EXERCISE DESCRIPTION
Word for word, print each line of the listing below; pictures stay out.

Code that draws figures
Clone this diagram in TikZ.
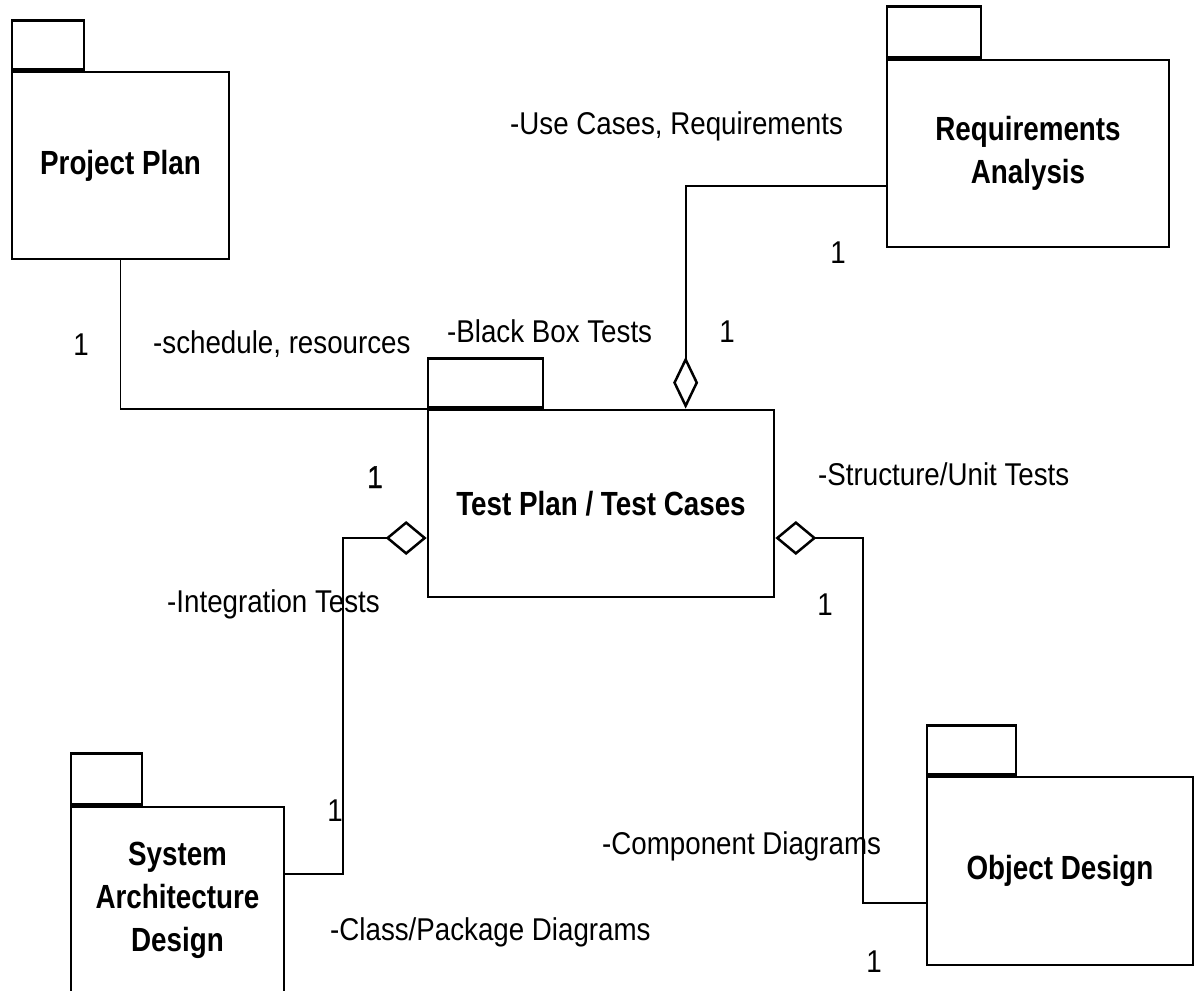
\documentclass[tikz,border=0pt]{standalone}
\usepackage{fontspec}
\setmainfont{Liberation Sans}[FakeStretch=0.88]
\newfontfamily\titlefont{Liberation Sans}[FakeStretch=0.83]
\newfontfamily\heavyone{Liberation Sans}[FakeStretch=0.88,FakeBold=1.2]
\usetikzlibrary{arrows.meta,calc}
\begin{document}
\begin{tikzpicture}[x=1pt,y=-1pt,
  pkg/.style={draw=black,line width=2.7pt,inner sep=0pt,align=center,
    font=\titlefont\fontsize{33.5}{43}\selectfont\bfseries},
  pkgtab/.style={draw=black,line width=2.7pt,inner sep=0pt,anchor=south west},
  conn/.style={draw=black,line width=1.9pt},
  lbl/.style={inner sep=0pt,anchor=base west,font=\fontsize{31.5}{43}\selectfont},
  mult/.style={inner sep=0pt,anchor=base,font=\fontsize{31.5}{43}\selectfont}
]
\useasboundingbox (0,0) rectangle (1195,991);

% packages
\node[pkg,minimum width=217pt,minimum height=187pt] (pp) at (120.5,165.5) {Project Plan};
\node[pkgtab,minimum width=72pt,minimum height=49pt] (pptab) at (pp.north west) {};

\node[pkg,minimum width=282pt,minimum height=187pt] (ra) at (1028,153.5) {Requirements\\Analysis};
\node[pkgtab,minimum width=94pt,minimum height=51pt] (ratab) at (ra.north west) {};

\node[pkg,minimum width=346pt,minimum height=187pt] (tp) at (601,503.5) {Test Plan / Test Cases};
\node[pkgtab,minimum width=115pt,minimum height=49pt] (tptab) at (tp.north west) {};

\node[pkg,minimum width=213pt,minimum height=187pt] (sad) at (177.5,900.5) {System\\Architecture\\Design};
\node[pkgtab,minimum width=71pt,minimum height=51pt] (sadtab) at (sad.north west) {};

\node[pkg,minimum width=266pt,minimum height=188pt] (od) at (1060,871) {Object Design};
\node[pkgtab,minimum width=89pt,minimum height=49pt] (odtab) at (od.north west) {};

% connectors
\draw[conn] (pp.south) |- (tp.north west);
\draw[conn,-{Diamond[open,length=52pt,width=25pt,line width=2.5pt]}]
  ($(ra.north west)+(0,127)$) -| ($(tp.north west)+(259,0)$);
\draw[conn,{Diamond[open,length=41pt,width=34pt,line width=2.5pt]}-]
  ($(tp.west)+(0,34.5)$) -- ++(-84,0) |- ($(sad.north east)+(0,68)$);
\draw[conn,{Diamond[open,length=41pt,width=34pt,line width=2.5pt]}-]
  ($(tp.east)+(0,34.5)$) -- ++(88,0) |- ($(od.north west)+(0,127)$);

% labels
\node[lbl] (l1) at (510,134) {-Use Cases, Requirements};
\node[mult] (m1) at (838,263) {1};
\node[mult] (m2) at (81,355) {1};
\node[lbl] (l2) at (153,353) {-schedule, resources};
\node[lbl] (l3) at (447,342) {-Black Box Tests};
\node[mult] (m3) at (727,342) {1};
\node[mult,font=\heavyone\fontsize{31.5}{43}\selectfont] (m4) at (375,488) {1};
\node[lbl] (l4) at (818,485) {-Structure/Unit Tests};
\node[lbl] (l5) at (167,612) {-Integration Tests};
\node[mult] (m5) at (825,615) {1};
\node[mult] (m6) at (335,821) {1};
\node[lbl] (l6) at (602,854) {-Component Diagrams};
\node[lbl] (l7) at (330,940) {-Class/Package Diagrams};
\node[mult] (m7) at (874,972) {1};
\end{tikzpicture}
\end{document}
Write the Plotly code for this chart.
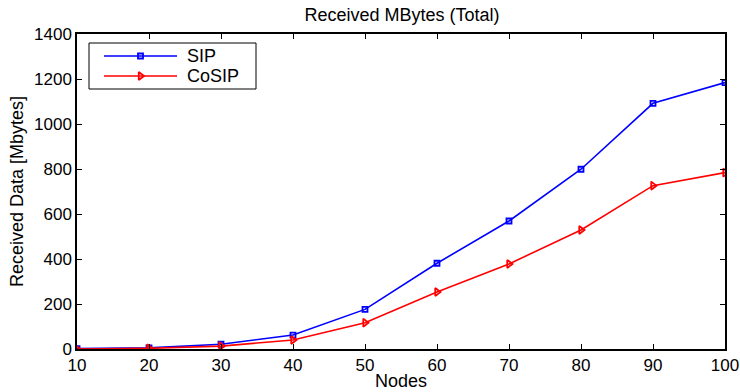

REPLY
Clone this diagram in TikZ.
\documentclass[tikz,border=0pt]{standalone}
\usepackage{fontspec}
\setmainfont{Liberation Sans}[FakeStretch=0.88]
\newfontfamily\titlefont{Liberation Sans}[FakeStretch=0.83]
\newfontfamily\heavyone{Liberation Sans}[FakeStretch=0.88,FakeBold=1.2]
\usetikzlibrary{arrows.meta,calc}
\begin{document}
\begin{tikzpicture}[x=1pt,y=-1pt,
  pkg/.style={draw=black,line width=2.7pt,inner sep=0pt,align=center,
    font=\titlefont\fontsize{33.5}{43}\selectfont\bfseries},
  pkgtab/.style={draw=black,line width=2.7pt,inner sep=0pt,anchor=south west},
  conn/.style={draw=black,line width=1.9pt},
  lbl/.style={inner sep=0pt,anchor=base west,font=\fontsize{31.5}{43}\selectfont},
  mult/.style={inner sep=0pt,anchor=base,font=\fontsize{31.5}{43}\selectfont}
]
\useasboundingbox (0,0) rectangle (1195,991);

% packages
\node[pkg,minimum width=217pt,minimum height=187pt] (pp) at (120.5,165.5) {Project Plan};
\node[pkgtab,minimum width=72pt,minimum height=49pt] (pptab) at (pp.north west) {};

\node[pkg,minimum width=282pt,minimum height=187pt] (ra) at (1028,153.5) {Requirements\\Analysis};
\node[pkgtab,minimum width=94pt,minimum height=51pt] (ratab) at (ra.north west) {};

\node[pkg,minimum width=346pt,minimum height=187pt] (tp) at (601,503.5) {Test Plan / Test Cases};
\node[pkgtab,minimum width=115pt,minimum height=49pt] (tptab) at (tp.north west) {};

\node[pkg,minimum width=213pt,minimum height=187pt] (sad) at (177.5,900.5) {System\\Architecture\\Design};
\node[pkgtab,minimum width=71pt,minimum height=51pt] (sadtab) at (sad.north west) {};

\node[pkg,minimum width=266pt,minimum height=188pt] (od) at (1060,871) {Object Design};
\node[pkgtab,minimum width=89pt,minimum height=49pt] (odtab) at (od.north west) {};

% connectors
\draw[conn] (pp.south) |- (tp.north west);
\draw[conn,-{Diamond[open,length=52pt,width=25pt,line width=2.5pt]}]
  ($(ra.north west)+(0,127)$) -| ($(tp.north west)+(259,0)$);
\draw[conn,{Diamond[open,length=41pt,width=34pt,line width=2.5pt]}-]
  ($(tp.west)+(0,34.5)$) -- ++(-84,0) |- ($(sad.north east)+(0,68)$);
\draw[conn,{Diamond[open,length=41pt,width=34pt,line width=2.5pt]}-]
  ($(tp.east)+(0,34.5)$) -- ++(88,0) |- ($(od.north west)+(0,127)$);

% labels
\node[lbl] (l1) at (510,134) {-Use Cases, Requirements};
\node[mult] (m1) at (838,263) {1};
\node[mult] (m2) at (81,355) {1};
\node[lbl] (l2) at (153,353) {-schedule, resources};
\node[lbl] (l3) at (447,342) {-Black Box Tests};
\node[mult] (m3) at (727,342) {1};
\node[mult,font=\heavyone\fontsize{31.5}{43}\selectfont] (m4) at (375,488) {1};
\node[lbl] (l4) at (818,485) {-Structure/Unit Tests};
\node[lbl] (l5) at (167,612) {-Integration Tests};
\node[mult] (m5) at (825,615) {1};
\node[mult] (m6) at (335,821) {1};
\node[lbl] (l6) at (602,854) {-Component Diagrams};
\node[lbl] (l7) at (330,940) {-Class/Package Diagrams};
\node[mult] (m7) at (874,972) {1};
\end{tikzpicture}
\end{document}
Write the Plotly code for this chart.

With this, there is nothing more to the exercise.